Throughout the ages food has always been subjected to fashion trends – there’s nothing new about that! There’s also nothing new about criticizing the fashions of the past, the Romans did it and the Greeks before that. Athenaeus is a mine of information on taste and food fashion, Plato – whom I respect unendingly for his Republic – is downright critical of anyone eating differently to him and Apicius was a chef, a rebel and irritable about food fashions that interfered with his own work.  Nowadays the magazine editors, hairdressers, home

decorators and‘fashionable people’ seem to know it all and pronounce which culture takes the lead. Have we learnt nothing from history?  Is cultural intolerance, the disdainful dismissal of one culture as inferior simply because the food they eat is different to yours, really necessary? Who’s right? I can understand if that the poor girl who fainted when Krushkev’s entourage visited China in 1954 considers the Chinese a tad odd. (In order to honour them the Chinese prepared a famous Cantonese dish made up of both roasted snake and cat and placed them on the tables, gorgeously displayed). I think that I may also faint if I was faced with the prospect of eating cat, but there are wonderful Chinese dishes and quite exquisite Chinese meals to be had. Chinese bread is an experience in itself – the country is huge and the variety immense  - Uighur nan are flatbreads and in the Xinjiang province you will find them cooked in tandoor ovens – the heady aroma of fresh bread must simply be experienced. Guo cui are fried sesame coils and the savoury Tibetan breads, Jiaozi are only a drop in the river and are typical of a cuisine, as yet largely undiscovered by the Western world.  Chilli pastes, soups, stir fries, roasts, noodles and fish form part of an extremely healthy and varied menu – let’s not judge before we know, before we’ve actually gone to China and experienced it for ourselves.
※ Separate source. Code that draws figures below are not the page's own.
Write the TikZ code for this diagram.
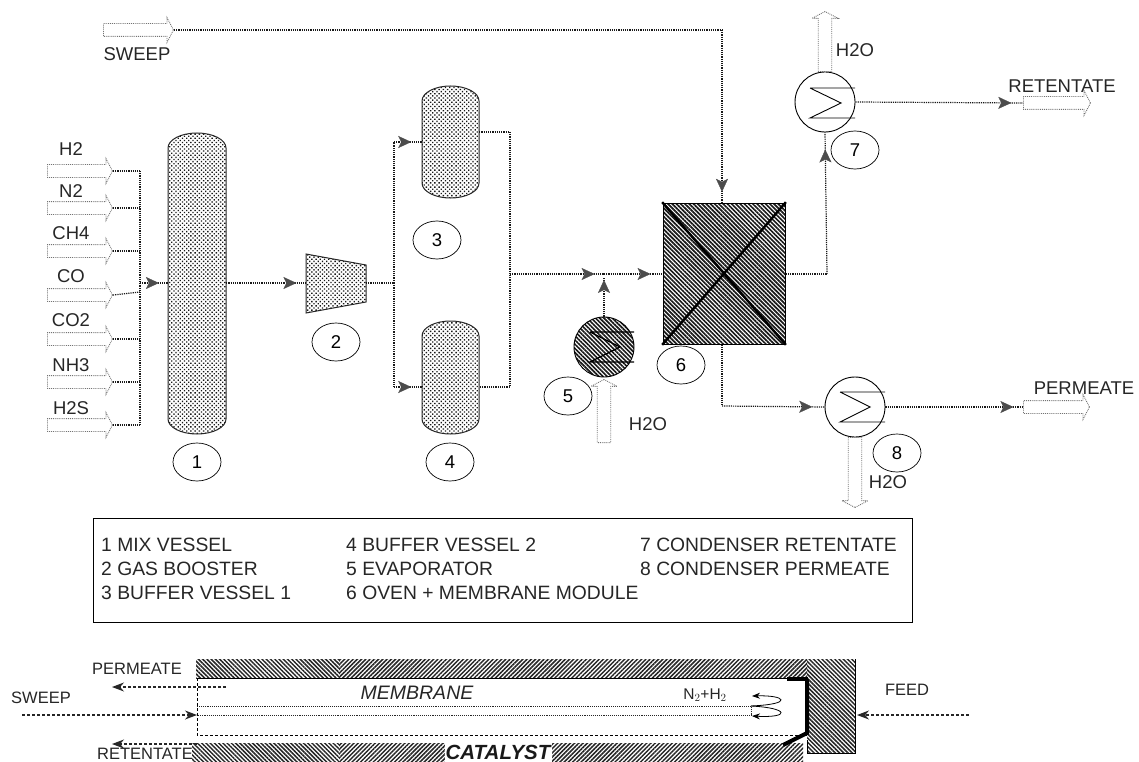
\documentclass[tikz,border=0pt]{standalone}
\usepackage{fontspec}
\setmainfont{Liberation Sans}
\usetikzlibrary{shapes.arrows,shapes.geometric,patterns,patterns.meta,decorations.markings,arrows.meta}
\newcommand{\lblsize}{\fontsize{18.5}{21}\selectfont}
\newcommand{\legsize}{\fontsize{19.3}{21}\selectfont}
\newcommand{\smallsize}{\fontsize{16.5}{18}\selectfont}
% #1 name, #2 centre x, #3 half width, #4 top y, #5 bottom y
\newcommand{\vesselshape}[5]{%
  \node[draw=none,inner sep=0pt,minimum width=2*#3 pt,minimum height=#5pt-#4pt] (#1) at (#2,{(#4+#5)/2}) {};
  \draw[vesselbody] ({#2-#3},{#4+15}) arc[start angle=180,end angle=360,x radius=#3,y radius=15]
    -- ({#2+#3},{#5-15}) arc[start angle=0,end angle=180,x radius=#3,y radius=15] -- cycle;
}
\tikzset{
  flow/.style={draw=black!90,densely dotted,line width=1.2pt},
  tiphere/.style={postaction={decorate},decoration={markings,mark=at position #1 with {\arrow[solid,black!70,line width=.3pt]{Stealth[length=13pt,width=12pt,inset=3pt]}}}},
  hollow/.style={single arrow,draw=black!55,densely dotted,line width=.9pt,inner sep=6pt,minimum height=65pt,minimum width=24pt,single arrow head extend=6pt,single arrow tip angle=125,anchor=tail},
  vesselbody/.style={draw=black!85,line width=1pt,pattern={Dots[angle=45,distance=3pt,radius=.95pt]},pattern color=black!90},
  tag/.style={ellipse,draw=black,line width=.7pt,minimum width=48pt,minimum height=38pt,inner sep=0pt,font=\lblsize},
  txt/.style={inner sep=0pt,font=\lblsize,text=black!85},
  legend/.style={inner sep=0pt,anchor=west,font=\legsize,text=black!85},
  small/.style={inner sep=0pt,font=\smallsize,text=black!85},
  exch/.style={circle,draw=black,line width=.9pt,minimum size=60pt,inner sep=0pt},
  darkhatch/.style={pattern={Lines[angle=-45,distance=3pt,line width=1.7pt]},pattern color=black!90},
  hatchl/.style={draw=none,pattern={Lines[angle=-45,distance=3pt,line width=1.5pt]},pattern color=black!85},
  hatchr/.style={draw=none,pattern={Lines[angle=45,distance=3pt,line width=1.5pt]},pattern color=black!85},
  plain/.style={-{Stealth[length=12pt,width=9pt]},black!85,line width=1.2pt,densely dashed},
  coil/.style={black,line width=.9pt},
  heavy/.style={black,line width=4pt}
}
\begin{document}
\begin{tikzpicture}[x=1pt,y=-1pt]
\useasboundingbox (0,0) rectangle (1139,762);
\clip (0,0) rectangle (1139,762);

% --- inlet arrows
\node[hollow,minimum height=70pt] (sweepin) at (103,30) {};
\node[txt] (sweeplab) at (137,54) {SWEEP};
\foreach \n/\t/\ya/\yl in {ih/H2/171/149,in/N2/208/191,ic/CH4/251/233,io/CO/295/276,id/CO2/339/320,ia/NH3/382/365,is/H2S/425/408}{
  \node[hollow] (\n) at (47,\ya) {};
  \node[txt] (\n lab) at (71,\yl) {\t};
}
\coordinate (bustop) at (140,171);
\coordinate (busbot) at (140,425);
\coordinate (busin) at (140,283);
\coordinate (buso) at (140,292);
\draw[flow] (bustop) -- (busbot);
\foreach \n in {ih,in,ic,id,ia,is}{ \draw[flow] (\n.tip) -- (\n.tip -| bustop); }
\draw[flow] (io.tip) -- (buso);

% --- vessels
\vesselshape{v1}{197}{29}{133}{434}
\vesselshape{v3}{450.5}{28.5}{86}{198}
\vesselshape{v4}{450.5}{28.5}{321}{434}
\draw[flow,tiphere=.68] (busin) -- (busin -| v1.west);

% --- booster
\coordinate (b1) at (306,254);\coordinate (b2) at (366,265);\coordinate (b3) at (366,302);\coordinate (b4) at (306,313);
\draw[vesselbody] (b1) -- (b2) -- (b3) -- (b4) -- cycle;
\coordinate (boostin) at (306,283);
\coordinate (boostout) at (366,283);
\draw[flow,tiphere=.88] (v1.east |- boostin) -- (boostin);

% --- buffer split
\coordinate (split) at (394,283);
\coordinate (splitt) at (394,142);
\coordinate (splitb) at (394,387);
\draw[flow] (boostout) -- (split);
\draw[flow] (split) -- (splitt);
\draw[flow] (split) -- (splitb);
\draw[flow,tiphere=.62] (splitt) -- (splitt -| v3.west);
\draw[flow,tiphere=.62] (splitb) -- (splitb -| v4.west);
\coordinate (jt) at (510,132);
\coordinate (jb) at (510,387);
\coordinate (jm) at (510,274);
\draw[flow] (jt -| v3.east) -- (jt) -- (jb) -- (jb -| v4.east);

% --- module 6
\node[draw=black,minimum width=122pt,minimum height=141pt,inner sep=0pt,darkhatch] (m6) at (724,273.5) {};
\draw[black,line width=2.4pt] (m6.north west) -- (m6.south east);
\draw[black,line width=2.4pt] (m6.north east) -- (m6.south west);
\coordinate (evj) at (604,274);
\draw[flow,tiphere=.9] (jm) -- (evj);
\draw[flow,tiphere=.8] (evj) -- (evj -| m6.west);

% --- sweep line
\coordinate (sweepc) at (722,30);
\draw[flow] (sweepin.tip) -- (sweepc);
\draw[flow,tiphere=.94] (sweepc) -- (sweepc |- m6.north);

% --- evaporator 5
\node[exch,darkhatch] (e5) at (604,347) {};
\draw[coil,line width=1.3pt] (590,332) -- (634,332) (590,332) -- (620,347) -- (590,362) -- (634,362);
\coordinate (evt) at (604,278);
\draw[flow,tiphere=.95] (e5.north) -- (evt);
\node[hollow,minimum height=63pt,shape border rotate=90,minimum width=26pt] (w5) at (604,443) {};
\node[txt] (w5lab) at (648,424) {H2O};
\node[tag] (t5) at (568,396) {5};
\node[tag] (t6) at (681,365) {6};

% --- condenser 7
\node[exch] (c7) at (825,102) {};
\draw[coil] (810,88) -- (855,88) (810,88) -- (841,103) -- (810,118) -- (855,118);
\node[hollow,minimum height=60pt,shape border rotate=90,minimum width=26pt] (w7) at (825,72) {};
\node[txt] (w7lab) at (855,50) {H2O};
\node[hollow,minimum height=67pt,inner sep=6pt] (ret) at (1023,103) {};
\node[txt] (retlab) at (1062,86) {RETENTATE};
\draw[flow,tiphere=.93] (c7.east) -- (ret.tail);
\coordinate (up7) at (827,274);
\draw[flow] (m6.east |- up7) -- (up7);
\draw[flow,tiphere=.88] (up7) -- (c7.south);
\node[tag] (t7) at (855,150) {7};

% --- condenser 8
\node[exch] (c8) at (855,407) {};
\draw[coil] (840,392) -- (885,392) (840,392) -- (870,407) -- (840,422) -- (885,422);
\coordinate (c8a) at (722,406);
\draw[flow] (m6.south -| c8a) -- (c8a);
\draw[flow,tiphere=.88] (c8a) -- (c8.west);
\node[hollow,minimum height=70pt,shape border rotate=270,minimum width=26pt] (w8) at (855,437) {};
\node[hollow,minimum height=66pt] (per) at (1023,407) {};
\node[txt] (perlab) at (1084,388) {PERMEATE};
\draw[flow,tiphere=.93] (c8.east) -- (per.tail);
\node[tag] (t8) at (897,453) {8};
\node[txt] (w8lab) at (888,482) {H2O};

% --- tags
\node[tag] (t1) at (197,462) {1};
\node[tag] (t2) at (336,342) {2};
\node[tag] (t3) at (437,240) {3};
\node[tag] (t4) at (450,462) {4};

% --- legend
\node[draw=black,line width=.9pt,minimum width=819pt,minimum height=104pt,inner sep=0pt] (legbox) at (502.5,570) {};
\node[legend] (l1) at (101,545) {1 MIX VESSEL};
\node[legend] (l2) at (101,569) {2 GAS BOOSTER};
\node[legend] (l3) at (101,593) {3 BUFFER VESSEL 1};
\node[legend] (l4) at (346,545) {4 BUFFER VESSEL 2};
\node[legend] (l5) at (346,569) {5  EVAPORATOR};
\node[legend] (l6) at (346,593) {6  OVEN + MEMBRANE MODULE};
\node[legend] (l7) at (640,545) {7 CONDENSER RETENTATE};
\node[legend] (l8) at (640,569) {8 CONDENSER PERMEATE};

% --- module section
\node[small] (spl) at (137,669) {PERMEATE};
\node[small] (ssw) at (41,698) {SWEEP};
\node[small] (sre) at (145,754) {RETENTATE};
\node[small] (sfe) at (907,690) {FEED};

\fill[hatchl] (196,659) rectangle (340,678);
\fill[hatchr] (340,659) rectangle (807,678);
\fill[hatchl] (807,659) rectangle (855,753);
\draw[black,line width=.6pt] (855,659) -- (855,753) -- (807,753) -- (807,740);
\fill[hatchl] (192,743) rectangle (340,762);
\fill[hatchr] (340,743) rectangle (803,762);
\fill[white] (445,743) rectangle (552,762);
\node[inner sep=0pt,font=\fontsize{20.5}{22}\selectfont\bfseries\itshape,text=black!90] (scat) at (498,752) {CATALYST};
\node[inner sep=0pt,font=\fontsize{19.5}{22}\selectfont\itshape,text=black!85] (smem) at (417,693) {MEMBRANE};
\node[small,font=\fontsize{15.5}{17}\selectfont] (sn2) at (705,695) {N$_2$+H$_2$};

\coordinate (mtl) at (197,678);
\coordinate (mtr) at (808,678);
\coordinate (mbl) at (197,735);
\coordinate (mbr) at (807,735);
\coordinate (tul) at (197,706);
\coordinate (tur) at (751,706);
\coordinate (tcl) at (197,715);
\coordinate (tcr) at (751,715);
\draw[black,line width=1pt] (mtl) -- (mtr);
\draw[black,line width=1pt,densely dashed] (mtl) -- (mbl) -- (mbr);
\draw[black!85,densely dotted,line width=.9pt] (tul) -- (tur) -- (tcr) -- (tcl);

\coordinate (pa) at (226,687);\coordinate (pb) at (112,687);
\coordinate (ra) at (197,744);\coordinate (rb) at (112,744);
\coordinate (sa) at (22,715);
\coordinate (fa) at (969,715);\coordinate (fb) at (857,715);
\draw[plain] (pa) -- (pb);
\draw[plain] (ra) -- (rb);
\draw[plain] (sa) -- (tcl);
\draw[plain] (fa) -- (fb);
\draw[heavy] (787,679) -- (808,679);
\draw[heavy] (807,679) -- (807,733) -- (783,745);
\draw[-{Stealth[length=8pt,width=6pt]},black,line width=.8pt] (tur) .. controls (795,704) and (785,695) .. (752,696);
\draw[-{Stealth[length=8pt,width=6pt]},black,line width=.8pt] (tur) .. controls (790,708) and (790,718) .. (752,716);
\end{tikzpicture}
\end{document}
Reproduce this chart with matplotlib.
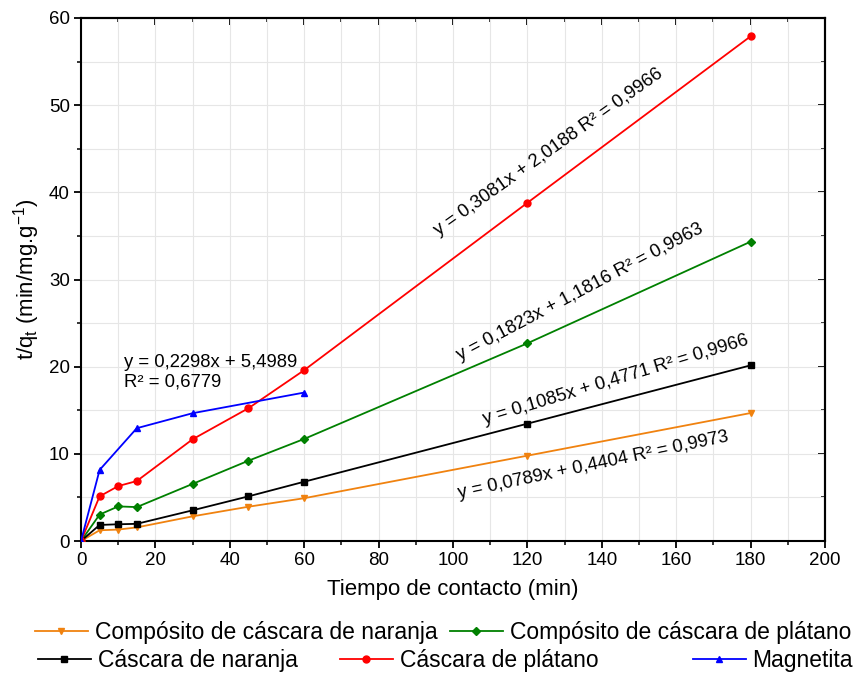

To prove my point, here’s a recipe for a gloriously tasty Chinese spice rubbed roast pork – we tried it the other day and it’s so simple and so tasty, you really should too.

CHINESE SPICE RUBBED PORK

Ingredients

  • 750 g Pork loin, clean and dry and with the thickest end no more than 5 cm high
  • 2 teaspoons grated  nutmeg
  • 1 ½ teaspoons roasted ground Sichuan peppercorns
  • ½ teaspoon freshly ground black pepper
  • 1 teaspoon Maldon sea salt (or to taste)
  • About 2 tablespoon lard (or bacon drippings)

Method

  • Pre-heat oven to 200 C
  • Mix all the spices in a little bowl with the salt;
  • Grease the bottom of the roasting dish with a little of the lard;
  • Rub the spice mixture all over the meat, making sure the surface is well covered and put down in the roasting dish with the largest surface facing upwards;
  • Dab the rest of the lard over the top of the meat;
  • Roast for 50 minutes to 1 hour, depending on the oven;
  • Remove from oven and let stand for 5 minutes;
  • Serve thinly sliced with the deglazed pan juices;

Just because we can, here’s a little extra:

SPICY PORK SOUP

Ingredients

  • 250 g boneless pork shoulder or fresh ham, thinly sliced and cut into bite sized squares
  • 2 tablespoons peanut oil
  • 3 dried red chillis
  • 1 teaspoon cumin
  • 2 tablespoons grated ginger
  • 1 tablespoon grated garlic
  • 1 teaspoon Sichuan peppercorns
  • 1 lemon, zest only
  • 1 ½ liter water
  • Salt to taste

Method

  • In a large wok, heat the oil and toss in the chillies, ginger, cumin, garlic and pepper and stir fry for about 10 seconds.
  • Add the meat and stir fry until all surfaces of the meat have been exposed to the heat and have changed colour.
  • Add the water, zest and salt and bring to the boil – then reduce the heat and simmer for about 15 minutes.